Nintendo started letting people in for the event. I was the last person of a small group of five allowed to go in after a much larger second group. Immediately everyone flocked to the checkout counter to get their copy of the Dragon Quest IX
, but I wasn't exactly sold on the idea yet. Truth be told I haven't played an actual Dragon Quest
game since Dragon Warrior III
for the Gameboy Color, and my reasons for coming to the event were as much about trying as buying (and killing time, lots of killing time). So instead, I decided go to a try out table where Nintendo store staffers and some toddlers were engaging in a rigorous trial of the game (WTF! I don't remember toddlers on the line...). The game played like a traditional turned based RPG of yesteryear, and graphically it appeared nearly identical to the remakes of Final Fantasy III and IV
for the DS. While I preferred the beautiful hand drawn designs of Dragon Warrior III,
and more recently something like Bowser's Inside Story
, the uniqueness of character equipment differentiated it from the Final Fantasy
titles the game takes its graphical cues from. Every piece of player equipment, from your sword to your sandals changes the appearance of your in game persona when equipped. It was a nice touch, that gave a certain life to the characters. Though I knew nothing story-wise about the people in my party, aside from the fact they had Japanese sounding names (like Enix and Nintendo), I still got the sense my character was unique. That the weapons and armor I had were not just a random assortment of the high stat gear or some preassembled garb that looked nice in a concept drawing, but rather an intrinsic part of who my character is.
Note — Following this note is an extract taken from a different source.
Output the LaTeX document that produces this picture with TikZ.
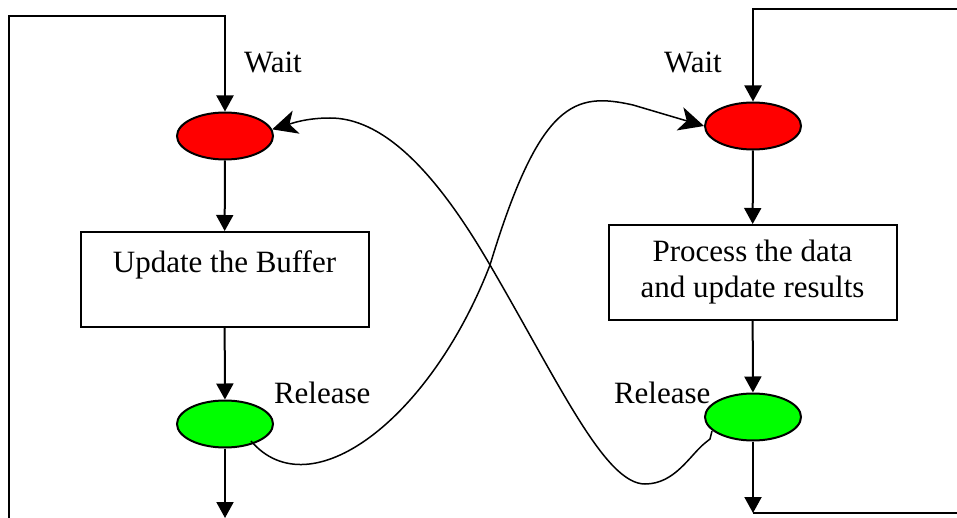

Another pervasive element of the gameplay was its multiplayer. I was surprised how effortlessly one can join and exit a battle. All players are given their own character to move about the dungeon wherever and however they please. When an onscreen enemy touches a character, it and all other players around that character get sucked into battle. At any point in time your character can leave the battle, and go off further exploring the dungeon or battling another enemy. Just like with leaving, a character can also enter a battle at any time by pressing a button when near a monster engaging another player(s) in battle. The game handles this so fluidly that most of the time, I didn't even notice other party members coming in to assist me in battle.
I finally stopped playing the game and went outside to where the non-technical portion of the event was being held. Supposedly, upstairs there was a photo booth area where you could take pictures of yourself with various Dragon Quest
related backgrounds, but the thought of schlepping my pretty, though sweaty little self all the way upstairs to take photos I would be embarrassed to hang on my wall, was enough to make me skip it. Outside was a giant inflated slime and a booth giving out free tee-shirts to those with the Nintendo wristbands from earlier. I got my tee-shirt and after some salutations with the people I met on line earlier in the day, I left the event for a late lunch.
Surprisingly enough, I ended up not buying the game today. I opted instead to treat myself to a hearty lunch instead after the event. Ultimately, it was not the game itself that turned me away from buying it, but rather the fact I couldn't justify taking a chance to get the game away from someone who waited on line just as I had, and would play it far more frequently and voraciously than I would in its opening days. I still have Final Fantasy III, Legend of Zelda Twilight Princess, Persona 3: FES
(when I eventually get around to purchasing it) and a host of other games asking for me to beat them before I move on to Dragon Quest IX
. The thought of having it sit alongside my other unfinished games while some person is at home sad and gameless, was enough to get me to rethink my purchasing decision.